▶ _RECORDED INFORMATION_:
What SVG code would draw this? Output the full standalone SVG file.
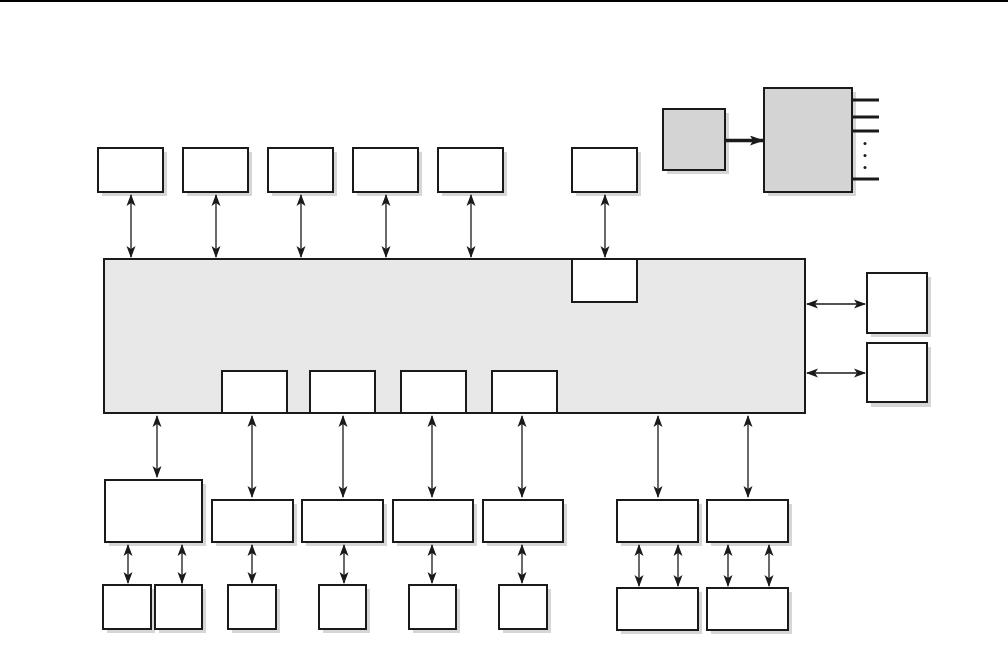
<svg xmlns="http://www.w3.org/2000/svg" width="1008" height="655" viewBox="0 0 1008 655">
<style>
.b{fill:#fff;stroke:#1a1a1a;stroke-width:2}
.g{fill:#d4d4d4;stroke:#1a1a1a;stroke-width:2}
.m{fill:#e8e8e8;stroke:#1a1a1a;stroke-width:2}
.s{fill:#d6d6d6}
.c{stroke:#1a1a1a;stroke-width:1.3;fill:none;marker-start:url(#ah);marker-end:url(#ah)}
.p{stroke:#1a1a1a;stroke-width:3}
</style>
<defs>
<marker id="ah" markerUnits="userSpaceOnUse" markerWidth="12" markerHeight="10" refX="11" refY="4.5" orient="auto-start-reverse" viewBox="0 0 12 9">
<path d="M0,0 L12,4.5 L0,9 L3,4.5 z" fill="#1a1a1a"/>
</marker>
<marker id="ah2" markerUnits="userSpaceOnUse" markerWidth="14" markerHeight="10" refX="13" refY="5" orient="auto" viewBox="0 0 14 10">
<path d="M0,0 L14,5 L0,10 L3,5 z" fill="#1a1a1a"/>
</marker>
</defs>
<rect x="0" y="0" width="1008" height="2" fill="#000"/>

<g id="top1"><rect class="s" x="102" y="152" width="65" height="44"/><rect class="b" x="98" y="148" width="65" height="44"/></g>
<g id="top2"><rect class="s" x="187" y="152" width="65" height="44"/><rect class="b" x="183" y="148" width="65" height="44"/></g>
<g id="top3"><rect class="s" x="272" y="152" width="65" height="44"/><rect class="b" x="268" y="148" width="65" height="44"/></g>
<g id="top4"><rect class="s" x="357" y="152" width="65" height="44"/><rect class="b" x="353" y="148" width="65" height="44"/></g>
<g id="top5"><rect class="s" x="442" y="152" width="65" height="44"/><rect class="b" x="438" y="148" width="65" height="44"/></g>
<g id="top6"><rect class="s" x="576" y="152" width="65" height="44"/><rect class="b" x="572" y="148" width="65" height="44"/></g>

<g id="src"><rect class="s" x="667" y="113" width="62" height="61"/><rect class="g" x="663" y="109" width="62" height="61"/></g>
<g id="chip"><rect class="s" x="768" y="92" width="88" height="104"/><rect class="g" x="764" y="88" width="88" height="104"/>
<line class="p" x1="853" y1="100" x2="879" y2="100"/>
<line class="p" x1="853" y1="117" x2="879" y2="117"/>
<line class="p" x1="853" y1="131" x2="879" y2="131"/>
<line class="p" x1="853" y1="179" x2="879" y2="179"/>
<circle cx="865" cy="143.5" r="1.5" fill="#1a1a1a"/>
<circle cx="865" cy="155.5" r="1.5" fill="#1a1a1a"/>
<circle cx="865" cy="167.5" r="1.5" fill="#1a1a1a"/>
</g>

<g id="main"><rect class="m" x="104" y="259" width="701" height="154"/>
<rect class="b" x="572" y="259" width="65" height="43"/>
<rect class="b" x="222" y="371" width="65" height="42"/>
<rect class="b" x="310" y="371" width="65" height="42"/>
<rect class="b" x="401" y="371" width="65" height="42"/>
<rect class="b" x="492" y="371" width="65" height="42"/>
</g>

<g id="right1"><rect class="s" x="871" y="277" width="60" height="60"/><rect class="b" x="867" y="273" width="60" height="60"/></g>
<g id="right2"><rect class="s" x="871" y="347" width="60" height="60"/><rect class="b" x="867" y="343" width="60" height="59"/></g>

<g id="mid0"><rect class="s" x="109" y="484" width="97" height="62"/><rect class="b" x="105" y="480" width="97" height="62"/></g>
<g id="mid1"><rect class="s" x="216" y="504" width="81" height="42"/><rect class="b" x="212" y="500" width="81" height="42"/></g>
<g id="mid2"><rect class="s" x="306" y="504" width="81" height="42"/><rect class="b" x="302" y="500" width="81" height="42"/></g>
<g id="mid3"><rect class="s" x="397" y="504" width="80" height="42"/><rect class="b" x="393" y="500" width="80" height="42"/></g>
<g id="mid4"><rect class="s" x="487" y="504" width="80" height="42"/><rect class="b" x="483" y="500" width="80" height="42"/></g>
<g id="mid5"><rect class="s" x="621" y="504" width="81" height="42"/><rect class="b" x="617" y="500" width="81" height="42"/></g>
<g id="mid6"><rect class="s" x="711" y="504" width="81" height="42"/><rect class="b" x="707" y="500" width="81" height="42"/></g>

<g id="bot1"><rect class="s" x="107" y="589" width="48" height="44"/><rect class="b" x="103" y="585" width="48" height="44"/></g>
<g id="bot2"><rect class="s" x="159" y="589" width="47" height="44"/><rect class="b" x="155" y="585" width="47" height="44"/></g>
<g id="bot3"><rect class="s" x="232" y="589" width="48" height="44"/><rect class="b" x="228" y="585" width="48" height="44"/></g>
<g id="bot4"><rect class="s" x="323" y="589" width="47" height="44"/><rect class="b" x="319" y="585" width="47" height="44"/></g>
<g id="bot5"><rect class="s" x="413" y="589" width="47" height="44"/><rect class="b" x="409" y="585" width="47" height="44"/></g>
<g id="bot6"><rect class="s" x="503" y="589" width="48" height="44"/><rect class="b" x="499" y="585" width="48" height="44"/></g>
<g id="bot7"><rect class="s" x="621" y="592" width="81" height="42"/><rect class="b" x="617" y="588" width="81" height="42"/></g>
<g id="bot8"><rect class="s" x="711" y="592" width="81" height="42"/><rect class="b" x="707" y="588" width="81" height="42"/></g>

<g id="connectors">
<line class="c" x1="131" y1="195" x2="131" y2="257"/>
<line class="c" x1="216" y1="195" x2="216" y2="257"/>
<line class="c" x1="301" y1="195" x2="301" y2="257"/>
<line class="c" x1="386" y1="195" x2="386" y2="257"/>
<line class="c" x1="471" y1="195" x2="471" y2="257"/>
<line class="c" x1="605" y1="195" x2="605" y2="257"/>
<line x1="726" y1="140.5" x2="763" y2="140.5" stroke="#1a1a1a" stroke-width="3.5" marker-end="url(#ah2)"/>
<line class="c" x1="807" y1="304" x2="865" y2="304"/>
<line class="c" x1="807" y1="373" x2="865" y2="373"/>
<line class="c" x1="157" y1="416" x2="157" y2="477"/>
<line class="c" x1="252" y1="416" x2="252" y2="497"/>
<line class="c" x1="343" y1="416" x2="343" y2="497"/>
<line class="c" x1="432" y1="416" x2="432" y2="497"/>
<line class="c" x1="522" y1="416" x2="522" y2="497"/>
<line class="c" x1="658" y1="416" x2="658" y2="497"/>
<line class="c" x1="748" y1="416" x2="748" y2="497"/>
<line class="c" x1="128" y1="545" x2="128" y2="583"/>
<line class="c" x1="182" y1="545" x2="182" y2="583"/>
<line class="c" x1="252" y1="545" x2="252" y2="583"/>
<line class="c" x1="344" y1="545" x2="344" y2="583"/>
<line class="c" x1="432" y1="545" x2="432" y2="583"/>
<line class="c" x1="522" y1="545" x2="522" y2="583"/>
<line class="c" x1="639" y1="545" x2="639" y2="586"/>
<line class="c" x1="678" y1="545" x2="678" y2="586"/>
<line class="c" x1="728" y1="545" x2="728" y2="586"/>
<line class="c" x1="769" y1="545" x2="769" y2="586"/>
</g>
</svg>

▶ _WHAT YOU SHOULD DO_: Copy each line exactly, and leave the pictures out of your copy.

▶ _ANSWER TO THIS PROBLEM_:
What SVG code would draw this? Output the full standalone SVG file.
<svg xmlns="http://www.w3.org/2000/svg" width="1008" height="655" viewBox="0 0 1008 655">
<style>
.b{fill:#fff;stroke:#1a1a1a;stroke-width:2}
.g{fill:#d4d4d4;stroke:#1a1a1a;stroke-width:2}
.m{fill:#e8e8e8;stroke:#1a1a1a;stroke-width:2}
.s{fill:#d6d6d6}
.c{stroke:#1a1a1a;stroke-width:1.3;fill:none;marker-start:url(#ah);marker-end:url(#ah)}
.p{stroke:#1a1a1a;stroke-width:3}
</style>
<defs>
<marker id="ah" markerUnits="userSpaceOnUse" markerWidth="12" markerHeight="10" refX="11" refY="4.5" orient="auto-start-reverse" viewBox="0 0 12 9">
<path d="M0,0 L12,4.5 L0,9 L3,4.5 z" fill="#1a1a1a"/>
</marker>
<marker id="ah2" markerUnits="userSpaceOnUse" markerWidth="14" markerHeight="10" refX="13" refY="5" orient="auto" viewBox="0 0 14 10">
<path d="M0,0 L14,5 L0,10 L3,5 z" fill="#1a1a1a"/>
</marker>
</defs>
<rect x="0" y="0" width="1008" height="2" fill="#000"/>

<g id="top1"><rect class="s" x="102" y="152" width="65" height="44"/><rect class="b" x="98" y="148" width="65" height="44"/></g>
<g id="top2"><rect class="s" x="187" y="152" width="65" height="44"/><rect class="b" x="183" y="148" width="65" height="44"/></g>
<g id="top3"><rect class="s" x="272" y="152" width="65" height="44"/><rect class="b" x="268" y="148" width="65" height="44"/></g>
<g id="top4"><rect class="s" x="357" y="152" width="65" height="44"/><rect class="b" x="353" y="148" width="65" height="44"/></g>
<g id="top5"><rect class="s" x="442" y="152" width="65" height="44"/><rect class="b" x="438" y="148" width="65" height="44"/></g>
<g id="top6"><rect class="s" x="576" y="152" width="65" height="44"/><rect class="b" x="572" y="148" width="65" height="44"/></g>

<g id="src"><rect class="s" x="667" y="113" width="62" height="61"/><rect class="g" x="663" y="109" width="62" height="61"/></g>
<g id="chip"><rect class="s" x="768" y="92" width="88" height="104"/><rect class="g" x="764" y="88" width="88" height="104"/>
<line class="p" x1="853" y1="100" x2="879" y2="100"/>
<line class="p" x1="853" y1="117" x2="879" y2="117"/>
<line class="p" x1="853" y1="131" x2="879" y2="131"/>
<line class="p" x1="853" y1="179" x2="879" y2="179"/>
<circle cx="865" cy="143.5" r="1.5" fill="#1a1a1a"/>
<circle cx="865" cy="155.5" r="1.5" fill="#1a1a1a"/>
<circle cx="865" cy="167.5" r="1.5" fill="#1a1a1a"/>
</g>

<g id="main"><rect class="m" x="104" y="259" width="701" height="154"/>
<rect class="b" x="572" y="259" width="65" height="43"/>
<rect class="b" x="222" y="371" width="65" height="42"/>
<rect class="b" x="310" y="371" width="65" height="42"/>
<rect class="b" x="401" y="371" width="65" height="42"/>
<rect class="b" x="492" y="371" width="65" height="42"/>
</g>

<g id="right1"><rect class="s" x="871" y="277" width="60" height="60"/><rect class="b" x="867" y="273" width="60" height="60"/></g>
<g id="right2"><rect class="s" x="871" y="347" width="60" height="60"/><rect class="b" x="867" y="343" width="60" height="59"/></g>

<g id="mid0"><rect class="s" x="109" y="484" width="97" height="62"/><rect class="b" x="105" y="480" width="97" height="62"/></g>
<g id="mid1"><rect class="s" x="216" y="504" width="81" height="42"/><rect class="b" x="212" y="500" width="81" height="42"/></g>
<g id="mid2"><rect class="s" x="306" y="504" width="81" height="42"/><rect class="b" x="302" y="500" width="81" height="42"/></g>
<g id="mid3"><rect class="s" x="397" y="504" width="80" height="42"/><rect class="b" x="393" y="500" width="80" height="42"/></g>
<g id="mid4"><rect class="s" x="487" y="504" width="80" height="42"/><rect class="b" x="483" y="500" width="80" height="42"/></g>
<g id="mid5"><rect class="s" x="621" y="504" width="81" height="42"/><rect class="b" x="617" y="500" width="81" height="42"/></g>
<g id="mid6"><rect class="s" x="711" y="504" width="81" height="42"/><rect class="b" x="707" y="500" width="81" height="42"/></g>

<g id="bot1"><rect class="s" x="107" y="589" width="48" height="44"/><rect class="b" x="103" y="585" width="48" height="44"/></g>
<g id="bot2"><rect class="s" x="159" y="589" width="47" height="44"/><rect class="b" x="155" y="585" width="47" height="44"/></g>
<g id="bot3"><rect class="s" x="232" y="589" width="48" height="44"/><rect class="b" x="228" y="585" width="48" height="44"/></g>
<g id="bot4"><rect class="s" x="323" y="589" width="47" height="44"/><rect class="b" x="319" y="585" width="47" height="44"/></g>
<g id="bot5"><rect class="s" x="413" y="589" width="47" height="44"/><rect class="b" x="409" y="585" width="47" height="44"/></g>
<g id="bot6"><rect class="s" x="503" y="589" width="48" height="44"/><rect class="b" x="499" y="585" width="48" height="44"/></g>
<g id="bot7"><rect class="s" x="621" y="592" width="81" height="42"/><rect class="b" x="617" y="588" width="81" height="42"/></g>
<g id="bot8"><rect class="s" x="711" y="592" width="81" height="42"/><rect class="b" x="707" y="588" width="81" height="42"/></g>

<g id="connectors">
<line class="c" x1="131" y1="195" x2="131" y2="257"/>
<line class="c" x1="216" y1="195" x2="216" y2="257"/>
<line class="c" x1="301" y1="195" x2="301" y2="257"/>
<line class="c" x1="386" y1="195" x2="386" y2="257"/>
<line class="c" x1="471" y1="195" x2="471" y2="257"/>
<line class="c" x1="605" y1="195" x2="605" y2="257"/>
<line x1="726" y1="140.5" x2="763" y2="140.5" stroke="#1a1a1a" stroke-width="3.5" marker-end="url(#ah2)"/>
<line class="c" x1="807" y1="304" x2="865" y2="304"/>
<line class="c" x1="807" y1="373" x2="865" y2="373"/>
<line class="c" x1="157" y1="416" x2="157" y2="477"/>
<line class="c" x1="252" y1="416" x2="252" y2="497"/>
<line class="c" x1="343" y1="416" x2="343" y2="497"/>
<line class="c" x1="432" y1="416" x2="432" y2="497"/>
<line class="c" x1="522" y1="416" x2="522" y2="497"/>
<line class="c" x1="658" y1="416" x2="658" y2="497"/>
<line class="c" x1="748" y1="416" x2="748" y2="497"/>
<line class="c" x1="128" y1="545" x2="128" y2="583"/>
<line class="c" x1="182" y1="545" x2="182" y2="583"/>
<line class="c" x1="252" y1="545" x2="252" y2="583"/>
<line class="c" x1="344" y1="545" x2="344" y2="583"/>
<line class="c" x1="432" y1="545" x2="432" y2="583"/>
<line class="c" x1="522" y1="545" x2="522" y2="583"/>
<line class="c" x1="639" y1="545" x2="639" y2="586"/>
<line class="c" x1="678" y1="545" x2="678" y2="586"/>
<line class="c" x1="728" y1="545" x2="728" y2="586"/>
<line class="c" x1="769" y1="545" x2="769" y2="586"/>
</g>
</svg>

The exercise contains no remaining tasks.